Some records
§ §
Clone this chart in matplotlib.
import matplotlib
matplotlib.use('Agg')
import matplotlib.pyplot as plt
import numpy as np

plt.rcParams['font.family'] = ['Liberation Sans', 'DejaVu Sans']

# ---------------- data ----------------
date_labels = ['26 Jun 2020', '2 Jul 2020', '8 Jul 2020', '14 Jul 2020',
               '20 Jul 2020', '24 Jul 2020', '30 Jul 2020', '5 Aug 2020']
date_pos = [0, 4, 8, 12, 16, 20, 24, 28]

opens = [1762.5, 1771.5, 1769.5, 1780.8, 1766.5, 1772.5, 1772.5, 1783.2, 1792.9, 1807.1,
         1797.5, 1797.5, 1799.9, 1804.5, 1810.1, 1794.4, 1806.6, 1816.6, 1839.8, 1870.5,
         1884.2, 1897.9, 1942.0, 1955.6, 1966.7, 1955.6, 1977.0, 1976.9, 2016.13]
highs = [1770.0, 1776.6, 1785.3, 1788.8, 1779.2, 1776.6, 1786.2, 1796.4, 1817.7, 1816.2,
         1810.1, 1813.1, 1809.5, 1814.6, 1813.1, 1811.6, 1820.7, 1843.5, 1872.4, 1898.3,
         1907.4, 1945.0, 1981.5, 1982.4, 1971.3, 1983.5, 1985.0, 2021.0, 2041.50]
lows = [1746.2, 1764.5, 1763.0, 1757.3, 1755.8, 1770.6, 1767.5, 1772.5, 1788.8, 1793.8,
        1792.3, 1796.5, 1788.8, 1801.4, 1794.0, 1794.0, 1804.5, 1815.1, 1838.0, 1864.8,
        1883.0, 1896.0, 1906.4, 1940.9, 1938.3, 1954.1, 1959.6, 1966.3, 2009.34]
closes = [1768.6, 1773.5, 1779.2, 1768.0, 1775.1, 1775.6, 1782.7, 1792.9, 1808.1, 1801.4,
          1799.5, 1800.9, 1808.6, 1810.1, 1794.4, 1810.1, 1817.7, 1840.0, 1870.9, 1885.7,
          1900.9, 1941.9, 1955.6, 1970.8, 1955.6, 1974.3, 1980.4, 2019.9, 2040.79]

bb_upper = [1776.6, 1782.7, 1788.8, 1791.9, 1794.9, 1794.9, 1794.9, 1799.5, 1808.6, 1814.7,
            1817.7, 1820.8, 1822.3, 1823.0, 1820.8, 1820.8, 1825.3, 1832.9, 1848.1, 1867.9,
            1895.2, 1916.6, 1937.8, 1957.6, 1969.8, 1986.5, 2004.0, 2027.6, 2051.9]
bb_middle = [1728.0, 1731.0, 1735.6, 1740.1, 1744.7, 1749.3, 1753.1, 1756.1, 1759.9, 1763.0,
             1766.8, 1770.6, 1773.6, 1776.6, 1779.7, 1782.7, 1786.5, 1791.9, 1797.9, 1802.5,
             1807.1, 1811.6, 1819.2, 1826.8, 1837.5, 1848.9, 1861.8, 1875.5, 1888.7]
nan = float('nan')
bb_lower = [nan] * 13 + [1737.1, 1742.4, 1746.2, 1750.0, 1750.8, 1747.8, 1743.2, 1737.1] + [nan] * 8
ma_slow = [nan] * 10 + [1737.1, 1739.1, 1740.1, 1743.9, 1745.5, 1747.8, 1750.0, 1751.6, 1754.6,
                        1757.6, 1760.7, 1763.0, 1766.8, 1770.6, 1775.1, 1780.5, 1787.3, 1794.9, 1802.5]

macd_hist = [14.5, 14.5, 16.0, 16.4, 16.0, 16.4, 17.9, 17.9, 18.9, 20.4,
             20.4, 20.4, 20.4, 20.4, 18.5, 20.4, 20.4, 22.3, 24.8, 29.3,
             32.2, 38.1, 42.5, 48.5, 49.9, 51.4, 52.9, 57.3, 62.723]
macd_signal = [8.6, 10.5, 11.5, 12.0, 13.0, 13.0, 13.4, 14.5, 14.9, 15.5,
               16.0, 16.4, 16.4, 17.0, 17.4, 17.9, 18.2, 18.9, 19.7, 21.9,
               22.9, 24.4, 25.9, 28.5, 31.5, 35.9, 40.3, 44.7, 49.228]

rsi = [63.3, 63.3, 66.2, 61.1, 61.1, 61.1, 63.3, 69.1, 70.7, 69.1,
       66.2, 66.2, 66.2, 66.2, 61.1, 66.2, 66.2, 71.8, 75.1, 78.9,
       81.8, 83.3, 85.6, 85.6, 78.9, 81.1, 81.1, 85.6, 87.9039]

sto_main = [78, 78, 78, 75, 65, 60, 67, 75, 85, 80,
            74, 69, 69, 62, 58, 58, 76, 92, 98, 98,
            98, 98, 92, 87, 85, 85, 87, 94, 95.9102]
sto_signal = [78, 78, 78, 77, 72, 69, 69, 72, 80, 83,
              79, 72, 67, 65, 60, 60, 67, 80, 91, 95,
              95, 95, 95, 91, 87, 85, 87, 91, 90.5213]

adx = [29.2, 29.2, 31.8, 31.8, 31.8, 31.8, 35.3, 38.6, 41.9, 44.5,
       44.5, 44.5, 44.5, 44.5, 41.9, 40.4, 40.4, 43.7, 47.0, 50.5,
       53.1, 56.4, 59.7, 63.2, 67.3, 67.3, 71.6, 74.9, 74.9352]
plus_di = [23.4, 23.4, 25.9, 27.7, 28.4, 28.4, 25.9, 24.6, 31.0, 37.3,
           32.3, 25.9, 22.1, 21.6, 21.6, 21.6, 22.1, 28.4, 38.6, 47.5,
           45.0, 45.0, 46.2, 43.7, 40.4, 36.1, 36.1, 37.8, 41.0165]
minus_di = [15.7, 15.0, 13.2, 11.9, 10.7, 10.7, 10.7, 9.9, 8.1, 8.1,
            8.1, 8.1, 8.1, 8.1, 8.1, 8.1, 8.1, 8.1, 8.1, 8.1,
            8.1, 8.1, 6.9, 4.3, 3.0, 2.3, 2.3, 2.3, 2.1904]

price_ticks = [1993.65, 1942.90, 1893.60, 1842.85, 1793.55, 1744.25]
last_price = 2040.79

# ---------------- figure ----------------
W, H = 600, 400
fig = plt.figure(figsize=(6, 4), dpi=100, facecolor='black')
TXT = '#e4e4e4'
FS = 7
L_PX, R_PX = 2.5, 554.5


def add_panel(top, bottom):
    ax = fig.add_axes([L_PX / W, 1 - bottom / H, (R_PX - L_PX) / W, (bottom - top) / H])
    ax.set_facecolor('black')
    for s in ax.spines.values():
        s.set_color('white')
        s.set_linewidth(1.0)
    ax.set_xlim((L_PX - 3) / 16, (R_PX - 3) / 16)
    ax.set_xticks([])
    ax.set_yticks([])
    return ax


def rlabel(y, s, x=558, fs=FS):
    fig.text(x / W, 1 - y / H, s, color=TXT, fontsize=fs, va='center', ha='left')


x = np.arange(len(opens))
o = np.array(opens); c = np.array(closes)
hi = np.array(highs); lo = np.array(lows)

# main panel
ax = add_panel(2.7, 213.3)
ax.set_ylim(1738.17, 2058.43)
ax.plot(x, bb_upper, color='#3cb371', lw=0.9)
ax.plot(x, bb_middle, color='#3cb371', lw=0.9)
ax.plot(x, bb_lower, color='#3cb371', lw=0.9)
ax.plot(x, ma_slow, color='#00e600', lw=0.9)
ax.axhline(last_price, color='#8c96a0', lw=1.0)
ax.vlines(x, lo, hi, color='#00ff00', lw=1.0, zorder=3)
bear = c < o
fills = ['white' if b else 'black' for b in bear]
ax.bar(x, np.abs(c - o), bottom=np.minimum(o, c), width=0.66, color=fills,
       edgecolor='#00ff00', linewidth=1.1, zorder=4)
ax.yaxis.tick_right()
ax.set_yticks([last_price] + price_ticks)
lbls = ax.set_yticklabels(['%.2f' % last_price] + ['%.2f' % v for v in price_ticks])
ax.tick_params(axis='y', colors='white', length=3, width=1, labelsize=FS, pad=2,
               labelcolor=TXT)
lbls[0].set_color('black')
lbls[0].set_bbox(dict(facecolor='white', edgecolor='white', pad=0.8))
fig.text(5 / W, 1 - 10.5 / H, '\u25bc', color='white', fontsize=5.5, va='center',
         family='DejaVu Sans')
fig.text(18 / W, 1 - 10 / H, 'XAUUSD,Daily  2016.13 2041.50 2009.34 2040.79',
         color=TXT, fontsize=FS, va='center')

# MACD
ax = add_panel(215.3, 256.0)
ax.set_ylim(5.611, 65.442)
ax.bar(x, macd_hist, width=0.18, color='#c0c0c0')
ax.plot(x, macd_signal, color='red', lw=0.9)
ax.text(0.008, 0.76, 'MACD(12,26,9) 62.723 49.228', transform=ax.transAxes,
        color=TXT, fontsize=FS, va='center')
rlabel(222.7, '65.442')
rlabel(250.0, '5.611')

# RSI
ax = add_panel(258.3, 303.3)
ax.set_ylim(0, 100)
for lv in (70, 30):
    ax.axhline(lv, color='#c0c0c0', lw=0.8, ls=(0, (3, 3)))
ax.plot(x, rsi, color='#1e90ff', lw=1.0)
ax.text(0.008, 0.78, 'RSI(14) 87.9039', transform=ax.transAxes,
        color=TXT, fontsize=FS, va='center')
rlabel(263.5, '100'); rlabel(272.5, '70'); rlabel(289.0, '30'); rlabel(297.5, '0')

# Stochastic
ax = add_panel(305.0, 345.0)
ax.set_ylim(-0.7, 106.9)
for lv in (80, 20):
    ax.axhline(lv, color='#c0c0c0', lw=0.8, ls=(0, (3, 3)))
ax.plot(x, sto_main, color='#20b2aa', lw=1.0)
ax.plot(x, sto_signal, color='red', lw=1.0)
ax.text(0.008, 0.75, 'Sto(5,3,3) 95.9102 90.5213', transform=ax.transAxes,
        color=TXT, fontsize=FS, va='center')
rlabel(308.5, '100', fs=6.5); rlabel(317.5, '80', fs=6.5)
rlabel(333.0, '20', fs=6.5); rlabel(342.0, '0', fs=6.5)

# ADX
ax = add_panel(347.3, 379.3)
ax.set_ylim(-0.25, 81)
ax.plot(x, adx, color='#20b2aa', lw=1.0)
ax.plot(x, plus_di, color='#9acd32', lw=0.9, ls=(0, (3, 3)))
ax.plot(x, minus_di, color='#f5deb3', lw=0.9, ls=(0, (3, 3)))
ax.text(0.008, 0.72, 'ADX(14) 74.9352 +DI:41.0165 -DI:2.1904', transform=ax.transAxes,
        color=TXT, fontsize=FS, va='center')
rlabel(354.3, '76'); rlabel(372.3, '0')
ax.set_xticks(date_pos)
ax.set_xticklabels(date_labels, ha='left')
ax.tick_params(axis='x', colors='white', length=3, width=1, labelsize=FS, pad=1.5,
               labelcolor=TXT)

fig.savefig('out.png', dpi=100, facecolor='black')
§ §
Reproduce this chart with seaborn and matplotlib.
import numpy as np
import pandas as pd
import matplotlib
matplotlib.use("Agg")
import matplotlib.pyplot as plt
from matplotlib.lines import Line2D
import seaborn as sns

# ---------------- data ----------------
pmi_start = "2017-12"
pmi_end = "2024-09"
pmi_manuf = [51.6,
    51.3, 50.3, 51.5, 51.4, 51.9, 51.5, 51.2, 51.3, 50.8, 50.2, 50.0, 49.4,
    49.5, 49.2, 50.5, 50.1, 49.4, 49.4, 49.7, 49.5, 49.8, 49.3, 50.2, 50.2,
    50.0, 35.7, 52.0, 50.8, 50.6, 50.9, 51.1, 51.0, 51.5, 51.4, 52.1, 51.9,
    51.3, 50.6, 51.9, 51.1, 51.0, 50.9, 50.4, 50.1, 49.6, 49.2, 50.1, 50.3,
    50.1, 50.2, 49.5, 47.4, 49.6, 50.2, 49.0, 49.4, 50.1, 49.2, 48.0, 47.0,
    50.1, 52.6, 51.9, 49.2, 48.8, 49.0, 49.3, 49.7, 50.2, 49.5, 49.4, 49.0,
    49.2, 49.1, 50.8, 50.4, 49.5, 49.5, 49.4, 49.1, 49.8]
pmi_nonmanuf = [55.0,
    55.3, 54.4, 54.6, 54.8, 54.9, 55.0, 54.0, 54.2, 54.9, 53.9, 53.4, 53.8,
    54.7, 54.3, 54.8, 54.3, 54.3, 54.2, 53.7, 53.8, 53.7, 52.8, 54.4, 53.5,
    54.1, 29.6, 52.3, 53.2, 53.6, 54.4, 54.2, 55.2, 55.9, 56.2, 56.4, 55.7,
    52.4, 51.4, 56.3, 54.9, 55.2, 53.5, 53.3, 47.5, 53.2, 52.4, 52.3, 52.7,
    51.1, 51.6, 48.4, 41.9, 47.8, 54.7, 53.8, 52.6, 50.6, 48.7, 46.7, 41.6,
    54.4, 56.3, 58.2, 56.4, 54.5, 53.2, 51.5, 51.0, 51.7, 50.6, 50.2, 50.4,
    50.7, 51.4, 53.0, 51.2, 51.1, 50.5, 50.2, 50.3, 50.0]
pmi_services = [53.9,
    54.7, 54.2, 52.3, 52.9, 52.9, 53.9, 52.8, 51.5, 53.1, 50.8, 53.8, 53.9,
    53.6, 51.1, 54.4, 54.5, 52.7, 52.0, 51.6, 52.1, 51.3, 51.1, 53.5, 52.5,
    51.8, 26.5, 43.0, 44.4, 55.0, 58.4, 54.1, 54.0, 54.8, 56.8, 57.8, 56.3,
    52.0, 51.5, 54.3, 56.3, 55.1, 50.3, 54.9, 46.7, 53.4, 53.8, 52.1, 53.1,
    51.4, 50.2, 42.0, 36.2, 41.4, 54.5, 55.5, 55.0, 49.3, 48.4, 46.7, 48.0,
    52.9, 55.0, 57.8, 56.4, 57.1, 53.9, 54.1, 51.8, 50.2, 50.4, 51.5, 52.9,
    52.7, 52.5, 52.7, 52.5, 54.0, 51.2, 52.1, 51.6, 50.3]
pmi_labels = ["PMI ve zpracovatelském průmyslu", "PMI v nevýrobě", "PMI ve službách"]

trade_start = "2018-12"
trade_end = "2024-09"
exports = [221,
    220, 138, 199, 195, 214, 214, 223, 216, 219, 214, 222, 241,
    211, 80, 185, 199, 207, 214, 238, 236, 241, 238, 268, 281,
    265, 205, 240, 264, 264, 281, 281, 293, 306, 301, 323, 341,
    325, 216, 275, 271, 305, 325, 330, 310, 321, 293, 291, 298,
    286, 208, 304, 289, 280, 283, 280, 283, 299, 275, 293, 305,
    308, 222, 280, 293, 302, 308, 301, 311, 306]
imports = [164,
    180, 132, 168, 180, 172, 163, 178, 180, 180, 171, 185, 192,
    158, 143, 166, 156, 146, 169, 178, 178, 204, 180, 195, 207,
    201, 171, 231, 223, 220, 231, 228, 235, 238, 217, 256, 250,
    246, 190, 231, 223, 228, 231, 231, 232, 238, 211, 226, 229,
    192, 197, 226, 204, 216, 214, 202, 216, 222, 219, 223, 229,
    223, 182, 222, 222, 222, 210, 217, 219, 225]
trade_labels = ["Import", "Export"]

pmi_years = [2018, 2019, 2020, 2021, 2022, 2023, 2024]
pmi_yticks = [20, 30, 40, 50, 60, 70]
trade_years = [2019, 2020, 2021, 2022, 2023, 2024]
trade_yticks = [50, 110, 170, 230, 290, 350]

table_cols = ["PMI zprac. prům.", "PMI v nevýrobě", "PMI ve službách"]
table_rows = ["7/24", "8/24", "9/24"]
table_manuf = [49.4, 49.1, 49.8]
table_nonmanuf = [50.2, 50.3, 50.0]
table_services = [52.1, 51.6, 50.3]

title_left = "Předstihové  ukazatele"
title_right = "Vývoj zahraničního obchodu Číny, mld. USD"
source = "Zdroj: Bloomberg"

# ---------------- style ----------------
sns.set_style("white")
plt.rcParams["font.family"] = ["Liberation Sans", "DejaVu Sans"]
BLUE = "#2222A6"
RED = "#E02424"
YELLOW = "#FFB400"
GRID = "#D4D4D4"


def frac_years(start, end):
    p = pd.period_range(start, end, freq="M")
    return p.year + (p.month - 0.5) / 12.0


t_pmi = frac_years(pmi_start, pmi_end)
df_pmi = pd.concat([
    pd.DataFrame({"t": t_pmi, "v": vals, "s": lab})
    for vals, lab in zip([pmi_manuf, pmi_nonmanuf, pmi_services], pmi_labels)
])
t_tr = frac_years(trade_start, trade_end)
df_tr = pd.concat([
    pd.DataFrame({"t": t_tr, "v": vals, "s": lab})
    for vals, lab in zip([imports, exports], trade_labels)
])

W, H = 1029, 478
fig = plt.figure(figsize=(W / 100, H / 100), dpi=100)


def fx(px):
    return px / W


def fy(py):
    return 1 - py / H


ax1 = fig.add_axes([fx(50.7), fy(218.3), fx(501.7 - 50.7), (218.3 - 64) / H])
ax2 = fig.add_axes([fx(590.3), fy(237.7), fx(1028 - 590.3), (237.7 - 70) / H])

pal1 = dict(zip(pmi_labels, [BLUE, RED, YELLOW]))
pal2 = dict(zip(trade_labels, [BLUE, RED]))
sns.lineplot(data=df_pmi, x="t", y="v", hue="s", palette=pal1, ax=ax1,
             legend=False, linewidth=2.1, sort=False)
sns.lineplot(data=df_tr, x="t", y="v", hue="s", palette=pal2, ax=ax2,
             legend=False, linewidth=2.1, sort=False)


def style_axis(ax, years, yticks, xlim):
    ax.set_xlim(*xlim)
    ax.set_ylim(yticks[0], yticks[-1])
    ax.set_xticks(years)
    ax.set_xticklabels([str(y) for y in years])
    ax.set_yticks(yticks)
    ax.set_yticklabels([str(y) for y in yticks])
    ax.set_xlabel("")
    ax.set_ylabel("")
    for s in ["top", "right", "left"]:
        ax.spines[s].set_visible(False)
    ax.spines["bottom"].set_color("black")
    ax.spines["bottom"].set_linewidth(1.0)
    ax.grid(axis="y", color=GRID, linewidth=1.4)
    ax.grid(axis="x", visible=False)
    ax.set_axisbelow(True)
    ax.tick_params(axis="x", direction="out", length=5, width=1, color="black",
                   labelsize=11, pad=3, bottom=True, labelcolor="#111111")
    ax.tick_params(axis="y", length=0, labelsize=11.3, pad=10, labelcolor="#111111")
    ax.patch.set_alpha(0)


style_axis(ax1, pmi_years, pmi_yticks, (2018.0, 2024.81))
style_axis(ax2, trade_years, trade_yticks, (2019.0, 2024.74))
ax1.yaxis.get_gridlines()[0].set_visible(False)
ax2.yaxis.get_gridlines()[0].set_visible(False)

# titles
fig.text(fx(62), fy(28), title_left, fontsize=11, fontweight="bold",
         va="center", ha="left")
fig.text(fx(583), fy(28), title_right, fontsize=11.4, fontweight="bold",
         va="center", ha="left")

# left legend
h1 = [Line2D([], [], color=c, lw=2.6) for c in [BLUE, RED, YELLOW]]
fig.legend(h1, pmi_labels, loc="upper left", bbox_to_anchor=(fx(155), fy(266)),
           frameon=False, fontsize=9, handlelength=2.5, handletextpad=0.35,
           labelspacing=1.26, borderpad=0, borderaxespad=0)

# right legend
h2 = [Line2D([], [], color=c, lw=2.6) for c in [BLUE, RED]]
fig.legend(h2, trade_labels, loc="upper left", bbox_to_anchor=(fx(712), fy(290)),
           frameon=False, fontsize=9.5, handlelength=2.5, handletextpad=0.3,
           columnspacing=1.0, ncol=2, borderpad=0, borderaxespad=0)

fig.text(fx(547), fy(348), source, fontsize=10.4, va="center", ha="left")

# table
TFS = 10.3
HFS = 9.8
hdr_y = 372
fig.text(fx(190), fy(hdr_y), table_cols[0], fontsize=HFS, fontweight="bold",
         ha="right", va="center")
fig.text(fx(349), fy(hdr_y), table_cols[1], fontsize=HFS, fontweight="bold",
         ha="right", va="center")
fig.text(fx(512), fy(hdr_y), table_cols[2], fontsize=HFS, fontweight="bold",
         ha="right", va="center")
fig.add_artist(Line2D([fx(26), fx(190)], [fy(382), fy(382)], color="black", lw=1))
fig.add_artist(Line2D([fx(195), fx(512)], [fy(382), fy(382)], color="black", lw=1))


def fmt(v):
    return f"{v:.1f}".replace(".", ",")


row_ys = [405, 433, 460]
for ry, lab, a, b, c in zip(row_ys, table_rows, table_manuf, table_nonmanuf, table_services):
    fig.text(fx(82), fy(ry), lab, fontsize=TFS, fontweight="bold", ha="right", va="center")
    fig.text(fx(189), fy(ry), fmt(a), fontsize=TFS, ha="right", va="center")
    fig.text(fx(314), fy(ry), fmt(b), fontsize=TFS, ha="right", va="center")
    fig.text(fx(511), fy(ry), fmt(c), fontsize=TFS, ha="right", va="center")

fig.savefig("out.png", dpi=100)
§ §
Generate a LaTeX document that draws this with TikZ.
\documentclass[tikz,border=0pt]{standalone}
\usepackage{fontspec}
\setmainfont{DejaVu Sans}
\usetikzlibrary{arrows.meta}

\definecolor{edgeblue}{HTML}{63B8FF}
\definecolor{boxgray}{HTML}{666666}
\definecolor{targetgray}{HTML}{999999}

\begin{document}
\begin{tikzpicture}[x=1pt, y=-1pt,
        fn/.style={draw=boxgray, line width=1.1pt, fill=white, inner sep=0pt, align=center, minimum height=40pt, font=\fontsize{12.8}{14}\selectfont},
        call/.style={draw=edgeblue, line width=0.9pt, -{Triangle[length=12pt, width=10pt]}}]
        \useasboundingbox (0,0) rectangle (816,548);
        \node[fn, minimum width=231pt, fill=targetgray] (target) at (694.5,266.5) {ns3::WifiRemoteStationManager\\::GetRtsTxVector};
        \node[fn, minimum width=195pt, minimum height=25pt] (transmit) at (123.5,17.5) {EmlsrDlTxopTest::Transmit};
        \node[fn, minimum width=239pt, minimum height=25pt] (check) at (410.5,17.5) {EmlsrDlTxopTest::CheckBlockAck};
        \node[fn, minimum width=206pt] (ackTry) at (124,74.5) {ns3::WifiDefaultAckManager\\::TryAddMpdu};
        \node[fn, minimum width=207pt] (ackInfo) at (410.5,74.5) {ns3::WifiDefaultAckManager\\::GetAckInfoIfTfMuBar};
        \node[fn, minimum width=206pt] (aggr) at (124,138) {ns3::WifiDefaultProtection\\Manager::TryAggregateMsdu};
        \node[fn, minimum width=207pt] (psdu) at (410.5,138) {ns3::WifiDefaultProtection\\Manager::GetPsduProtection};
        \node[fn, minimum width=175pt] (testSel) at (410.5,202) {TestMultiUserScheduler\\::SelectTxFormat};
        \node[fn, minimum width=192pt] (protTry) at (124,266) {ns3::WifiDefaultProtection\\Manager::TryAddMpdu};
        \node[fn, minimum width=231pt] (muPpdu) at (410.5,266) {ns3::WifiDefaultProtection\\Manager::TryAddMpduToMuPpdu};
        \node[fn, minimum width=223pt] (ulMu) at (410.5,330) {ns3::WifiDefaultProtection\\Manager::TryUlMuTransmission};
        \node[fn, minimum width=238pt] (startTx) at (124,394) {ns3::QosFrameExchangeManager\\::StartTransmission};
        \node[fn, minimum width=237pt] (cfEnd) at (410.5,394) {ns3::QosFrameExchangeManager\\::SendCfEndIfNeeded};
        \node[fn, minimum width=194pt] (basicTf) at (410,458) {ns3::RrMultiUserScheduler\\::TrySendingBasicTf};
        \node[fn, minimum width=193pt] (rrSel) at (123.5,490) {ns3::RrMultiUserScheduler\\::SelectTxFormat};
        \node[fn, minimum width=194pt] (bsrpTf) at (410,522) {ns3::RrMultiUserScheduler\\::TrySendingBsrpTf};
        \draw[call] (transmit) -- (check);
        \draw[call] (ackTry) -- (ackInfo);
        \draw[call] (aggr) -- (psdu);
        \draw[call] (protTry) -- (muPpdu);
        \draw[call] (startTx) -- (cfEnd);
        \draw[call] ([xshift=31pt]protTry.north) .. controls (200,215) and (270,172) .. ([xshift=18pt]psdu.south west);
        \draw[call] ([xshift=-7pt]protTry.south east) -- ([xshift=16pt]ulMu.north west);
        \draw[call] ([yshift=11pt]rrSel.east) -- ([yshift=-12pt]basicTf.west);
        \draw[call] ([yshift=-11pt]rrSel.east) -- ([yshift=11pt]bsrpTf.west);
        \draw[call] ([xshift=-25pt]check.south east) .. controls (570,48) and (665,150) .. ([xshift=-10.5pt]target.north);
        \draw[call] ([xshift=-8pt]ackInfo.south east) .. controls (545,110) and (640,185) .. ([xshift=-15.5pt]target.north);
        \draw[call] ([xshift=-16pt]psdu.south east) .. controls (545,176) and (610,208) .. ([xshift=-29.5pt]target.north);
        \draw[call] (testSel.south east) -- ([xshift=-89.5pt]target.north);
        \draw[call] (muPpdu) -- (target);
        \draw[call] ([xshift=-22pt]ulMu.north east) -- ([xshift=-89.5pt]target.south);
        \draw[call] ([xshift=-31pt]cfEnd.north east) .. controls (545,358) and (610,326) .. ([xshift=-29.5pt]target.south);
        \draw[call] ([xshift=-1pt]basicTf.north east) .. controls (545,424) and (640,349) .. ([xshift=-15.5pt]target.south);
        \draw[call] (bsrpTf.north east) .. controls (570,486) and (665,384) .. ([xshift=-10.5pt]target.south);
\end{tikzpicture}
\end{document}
§ §
Set exercise — Using the entries above, return exactly the lines from the line with "Clone this chart in matplotlib." to the line with "plt.rcParams['font.family'] = ['Liberation", counting both of those lines.

Complete response —
Clone this chart in matplotlib.
import matplotlib
matplotlib.use('Agg')
import matplotlib.pyplot as plt
import numpy as np

plt.rcParams['font.family'] = ['Liberation Sans', 'DejaVu Sans']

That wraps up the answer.